Viele Monate sind sie hungrig ins Bett gegangen, Elimelech und seine Frau Noomi. Sie sehen zu, dass wenigstens ihre beiden kleinen Kinder genug zu essen haben. "Irgendwann wird es auch mal wieder bessere Zeiten geben", haben sie sich immer wieder gesagt und durchgehalten. Schließlich sind sie nicht die Einzigen, die hungern. Inständig beten sie zu Gott, dass er der langen Dürrezeit in ihrem Land ein Ende bereiten möge. Ohne Erfolg. Nun müssen auch die Kinder hungern. Immer häufiger werden sie krank und weinen. Was für ein Leben?! Alles dreht sich nur noch darum, wie man irgendetwas zu essen besorgen und den nächsten Tag überstehen kann. Noch vor wenigen Jahren, als sie geheiratet haben und kurz hintereinander die beiden Söhne geboren sind, haben sie gedacht, dass nun nichts und niemand ihr Glück zerstören könnte.
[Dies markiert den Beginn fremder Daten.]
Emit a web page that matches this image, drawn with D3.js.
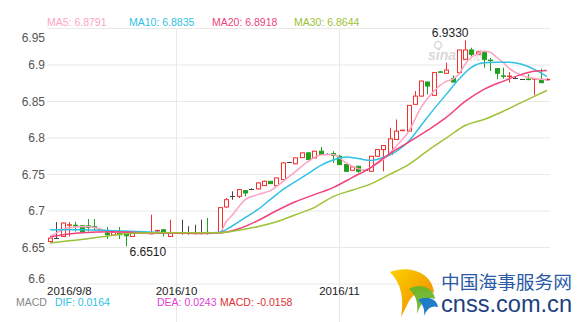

Mehr noch als unter dem Hunger leiden sie darunter, ihre Kinder niemals spielen und lachen zu sehen. Diese Traurigkeit der Kinder und die Frage, was aus ihnen werden soll, lässt den Entschluss in ihnen reifen, die Heimat zu verlassen. Kein leichter Entschluss! Sie ahnen, wie schwer es sein wird, ein neues Zuhause bei Menschen zu suchen, die in einem anderen Glauben aufgewachsen sind, eine andere Sprache sprechen als sie und ganz andere Sitten und Gebräuche haben.
Was sich so anhört wie eine Geschichte aus unseren Tagen, ist schon vor 3000 Jahren passiert. Die Bibel erzählt im Buch Ruth vom Schicksal dieser jungen Familie.
Es gibt wohl mehr Dinge, als wir uns eingestehen mögen, die so geblieben sind wie vor Tausenden von Jahren: Nach wie vor hungern Menschen. Nach wie vor herrscht Misstrauen gegenüber Andersgläubigen. Und nicht wenige sehen Fremde als Bedrohung an. "Wir müssen unsere Werte verteidigen", hört man sie sagen – heute wie damals. Dass sie dies gerade dann tun, wenn sie Fremden freundlich und offen begegnen, ist ihnen wohl gar nicht bewusst. Alle großen Religionen kennen das Gebot, gastfreundlich zu sein gegenüber Fremden. Aber bei kaum einem anderen Gebot klaffen Anspruch und Wirklichkeit so weit auseinander.
Was ist aus der jungen Familie geworden, die sich damals schweren Herzens auf eine ungewisse Zukunft in einem fremden Land eingelassen hat? Sie findet tatsächlich einen Platz, wo sie wohnen kann und genug zum Leben hat. Die Strapazen der Flucht haben sich gelohnt. Auch scheint es für die Migranten keine sonderlichen Schwierigkeiten zu geben, mit den fremden Verhältnissen und Menschen vertraut zu werden. Jedenfalls berichtet die Bibel nichts Gegenteiliges.
Was die Zukunft ihnen noch bringen wird, wissen sie zu dem Zeitpunkt nicht. Da genügt es ihnen, keine Angst mehr vor Morgen haben zu müssen und hin und wieder das Lachen ihrer Kinder zu hören.